4. Increase and make a long-term commitment to apprentice and employer subsidies to encourage more employers to take on apprentices and to support them through their apprenticeships.

5. Maintain the apprentice employer wage subsidy model as the continuous payment system rather than a commencement and completion model and index to CPI the financial contribution each year.

6. Provide apprentices with a $1000 tool bonus program starter kit and a $500 supplement per year of the apprenticeship.

Simplify the immigration process

7. Develop a streamlined and simplified visa program for in-demand trades and support this with an education and awareness program to assist participants in navigating the process.

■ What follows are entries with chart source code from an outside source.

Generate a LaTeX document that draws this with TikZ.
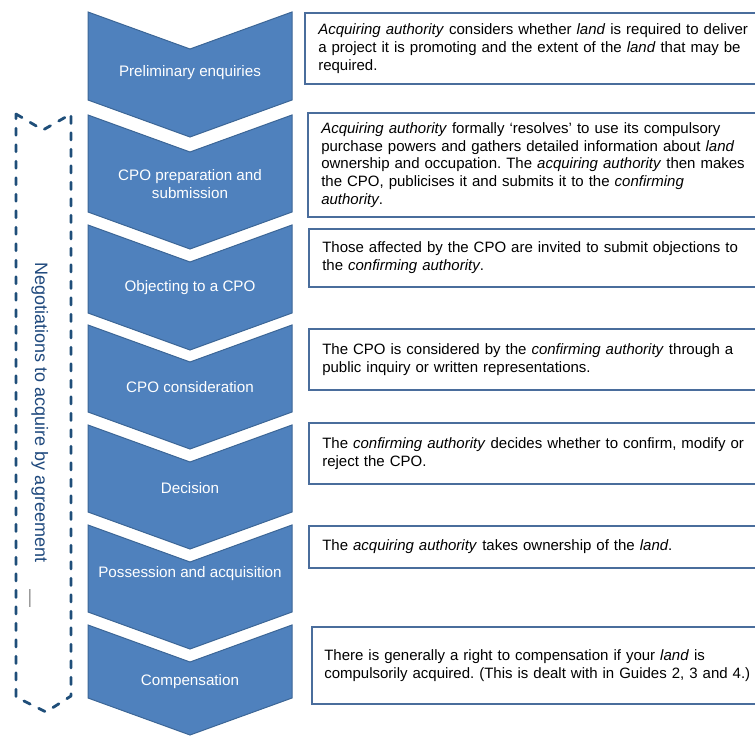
\documentclass[tikz,border=0pt]{standalone}
\usepackage{fontspec}
\setmainfont{Liberation Sans}
\frenchspacing
\definecolor{chevfill}{HTML}{4F81BD}
\definecolor{chevline}{HTML}{3C6696}
\definecolor{boxline}{HTML}{4A6D9C}
\definecolor{negline}{HTML}{1F4E79}
\definecolor{negtext}{HTML}{1F497D}
\tikzset{
  chevron/.style={fill=chevfill, draw=chevline, line width=1bp},
  chevlabel/.style={text=white, align=center, inner sep=0pt,
    font=\fontsize{15.2bp}{18bp}\selectfont},
  descbox/.style={draw=boxline, line width=1.5bp, fill=white, anchor=west,
    text width=440bp, inner xsep=13.5bp, inner ysep=0pt, align=left,
    font=\fontsize{15bp}{17.8bp}\selectfont},
  negoutline/.style={draw=negline, line width=2.8bp, dash pattern=on 7bp off 9.5bp,
    line cap=round, line join=round}
}
\begin{document}
\begin{tikzpicture}[x=1bp,y=-1bp]
\useasboundingbox (0,0) rectangle (755,736);
\clip (0,0) rectangle (755,736);

% chevrons
\foreach \t/\b in {12/100, 115/212, 225/313, 325/412, 425/512, 525/612, 625/698}{
  \draw[chevron] (88,\t) -- (190,\t+37) -- (292,\t) -- (292,\b) -- (190,\b+37) -- (88,\b) -- cycle;
}

% chevron labels
\node[chevlabel] (l1) at (190,73) {Preliminary enquiries};
\node[chevlabel] (l2) at (190,184) {CPO preparation and\\submission};
\node[chevlabel] (l3) at (190,288) {Objecting to a CPO};
\node[chevlabel] (l4) at (190,387) {CPO consideration};
\node[chevlabel] (l5) at (190,488) {Decision};
\node[chevlabel] (l6) at (190,574) {Possession and acquisition};
\node[chevlabel] (l7) at (190,682) {Compensation};

% description boxes
\node[descbox, minimum height=71bp] (d1) at (304,48.5)
  {\textit{Acquiring authority} considers whether \textit{land} is required to deliver\\
   a project it is promoting and the extent of the \textit{land} that may be\\
   required.};
\node[descbox, minimum height=104bp] (d2) at (307,165)
  {\textit{Acquiring authority} formally ‘resolves’ to use its compulsory\\
   purchase powers and gathers detailed information about \textit{land}\\
   ownership and occupation. The \textit{acquiring authority} then makes\\
   the CPO, publicises it and submits it to the \textit{confirming}\\
   \textit{authority}.};
\node[descbox, minimum height=58bp] (d3) at (308,258)
  {Those affected by the CPO are invited to submit objections to\\
   the \textit{confirming authority}.};
\node[descbox, minimum height=61bp] (d4) at (308,359.5)
  {The CPO is considered by the \textit{confirming authority} through a\\
   public inquiry or written representations.};
\node[descbox, minimum height=61bp] (d5) at (308,453.5)
  {The \textit{confirming authority} decides whether to confirm, modify or\\
   reject the CPO.};
\node[descbox, minimum height=42bp] (d6) at (308,547)
  {The \textit{acquiring authority} takes ownership of the \textit{land}.};
\node[descbox, minimum height=77bp, inner xsep=12.5bp] (d7) at (311,665.5)
  {There is generally a right to compensation if your \textit{land} is\\
   compulsorily acquired. (This is dealt with in Guides 2, 3 and 4.)};

% negotiations outline
\draw[negoutline] (16,114) -- (43,130) -- (71,114) -- (71,696) -- (46,712) -- (16,697) -- cycle;
\node[rotate=-90, anchor=base, inner sep=0pt, text=negtext,
  font=\fontsize{18bp}{21bp}\selectfont] (neg) at (35,412.5)
  {Negotiations to acquire by agreement};
\node[rotate=-90, inner sep=0pt, text=gray,
  font=\fontsize{18bp}{21bp}\selectfont] (negdash) at (28,598) {—};
\end{tikzpicture}
\end{document}
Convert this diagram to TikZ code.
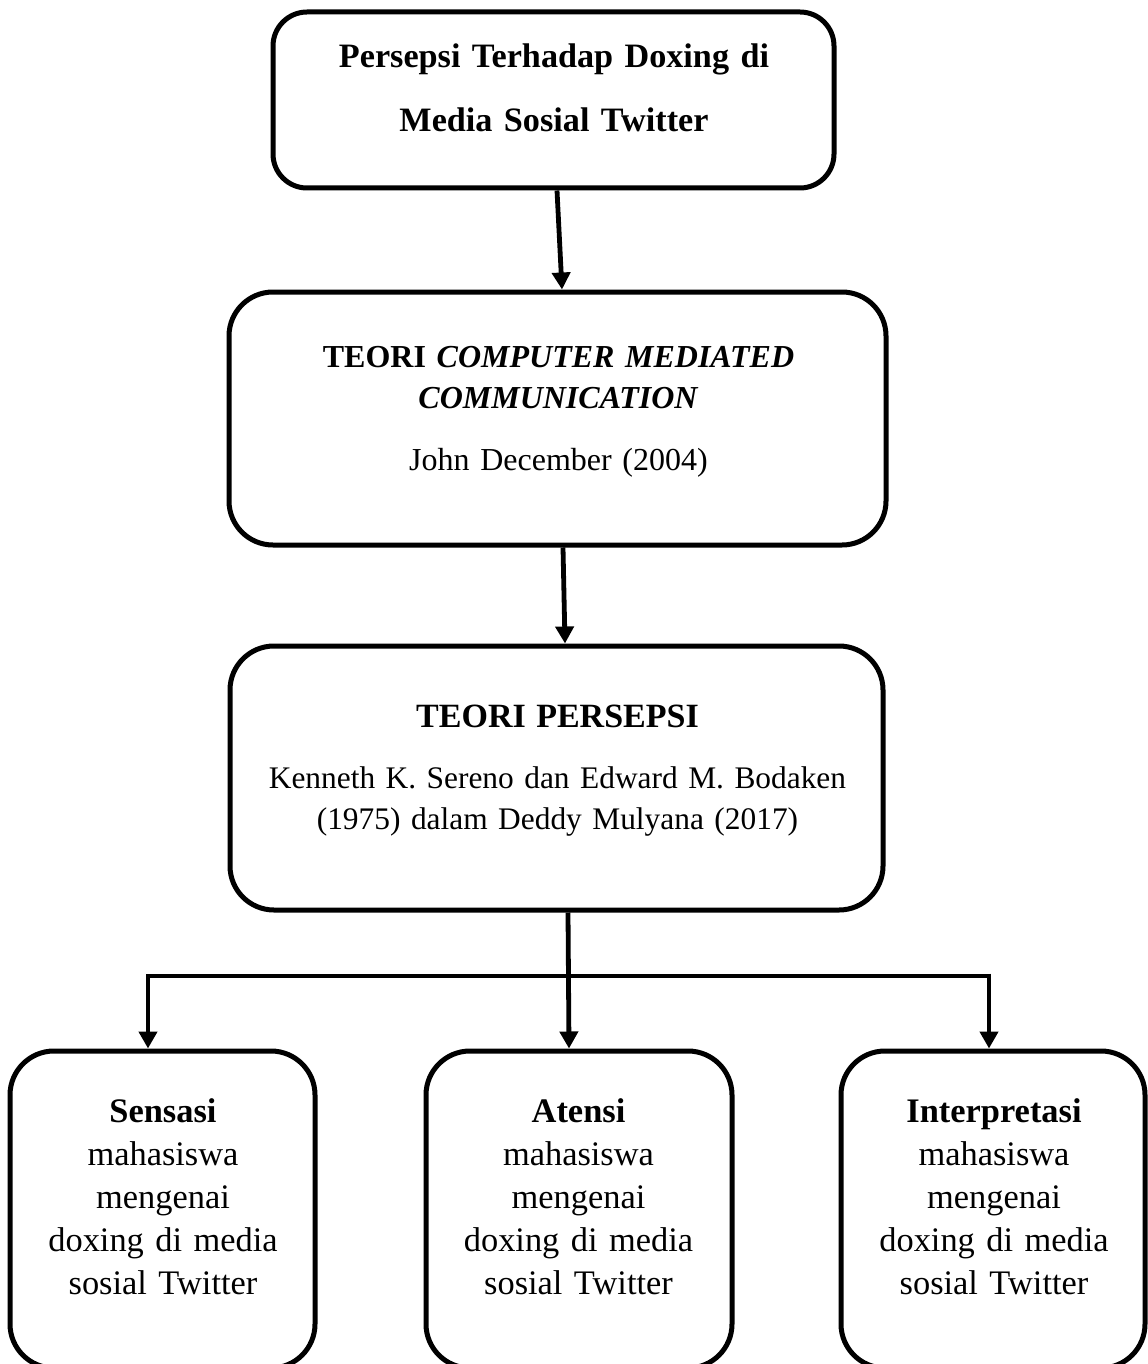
\documentclass[tikz,border=0pt]{standalone}
\usepackage{fontspec}
\setmainfont{Liberation Serif}
\usetikzlibrary{arrows.meta}
\begin{document}
\begin{tikzpicture}[x=0.5pt,y=-0.5pt,
  box/.style={draw, line width=2.5pt, rounded corners=22pt, inner sep=0pt},
  txt/.style={anchor=base, align=center, inner sep=0pt, text width=340pt, font=\fontsize{16}{20.5}\selectfont},
  btxt/.style={txt, text width=150pt, font=\fontsize{17.2}{21.5}\selectfont},
  arr/.style={line width=2.4pt, -{Triangle[length=8.5pt,width=9pt]}}]
\useasboundingbox (0,0) rectangle (1147,1364);
% boxes
\node[box, rounded corners=17pt, minimum width=280.5pt, minimum height=88pt] (b1) at (553.5,100) {};
\node[box, minimum width=328.5pt, minimum height=126.5pt] (b2) at (557.5,418.5) {};
\node[box, minimum width=326.5pt, minimum height=132pt] (b3) at (556.5,778) {};
\node[box, minimum width=152.5pt, minimum height=158.5pt] (bl) at (162.5,1209.5) {};
\node[box, minimum width=153pt, minimum height=158.5pt] (bm) at (579,1209.5) {};
\node[box, minimum width=152pt, minimum height=158.5pt] (br) at (993,1209.5) {};
% texts
\node[txt, font=\fontsize{17.1}{20.5}\selectfont] (t1) at (554,68) {\textbf{Persepsi Terhadap Doxing di}\\[11.5pt]\textbf{Media Sosial Twitter}};
\node[txt] (t2) at (558.5,367) {\textbf{TEORI \textit{COMPUTER MEDIATED}}\\\textbf{\textit{COMMUNICATION}}\\[10.5pt]John December (2004)};
\node[txt, font=\fontsize{15.7}{20.5}\selectfont] (t3) at (557.5,727) {{\fontsize{17}{20.5}\selectfont\bfseries TEORI PERSEPSI}\\[10pt]Kenneth K. Sereno dan Edward M. Bodaken\\(1975) dalam Deddy Mulyana (2017)};
\node[btxt] (tl) at (163,1122) {\textbf{Sensasi}\\mahasiswa\\mengenai\\doxing di media\\sosial Twitter};
\node[btxt] (tm) at (578.5,1122) {\textbf{Atensi}\\mahasiswa\\mengenai\\doxing di media\\sosial Twitter};
\node[btxt] (tr) at (994,1122) {\textbf{Interpretasi}\\mahasiswa\\mengenai\\doxing di media\\sosial Twitter};
% connectors
\coordinate (hl) at (148,976);
\coordinate (hr) at (989,976);
\draw[arr] ([xshift=1.75pt]b1.south) -- ([xshift=2.25pt]b2.north);
\draw[arr] ([xshift=2.75pt]b2.south) -- ([xshift=4.25pt]b3.north);
\draw[arr] ([xshift=5.75pt]b3.south) -- ([xshift=-5pt]bm.north);
\draw[arr] (hr) -- (hl) -- (bl.north -| hl);
\draw[arr] ([yshift=1.2pt]hr) -- (br.north -| hr);
\end{tikzpicture}
\end{document}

8. Provide funding to industry associations to support new skilled immigrants in navigating jurisdictional licensing and other regulatory requirements to enter the industry. Often, these requirements are a significant barrier, limiting the type of work that can be undertaken.

9. Commit funding to develop a construction trade contractor visa.

Upskilling of industry

10. Fund the development of a small business compliance, cash flow management and risk mitigation program.

11. Provide industry with a $1000 per year upskilling program over a three-year period to enable industry practitioners to undertake short courses related to WHS, office skills, mentoring of young workers, sustainability and new ‘green skills’ fields, or other professional skills related to their work.

12. Fund the development of an industry education program on changes to the National Construction Code (NCC), Australian Standards and the further energy and sustainability reforms being progressed.

A need for more professionals in the industry

13. Fund a program to support a range of traineeships and cadetships in professional construction careers in high demand

14. Provide a wage subsidy to those seeking a career change in the residential building industry to bridge any wage shortfall for mature-aged employees.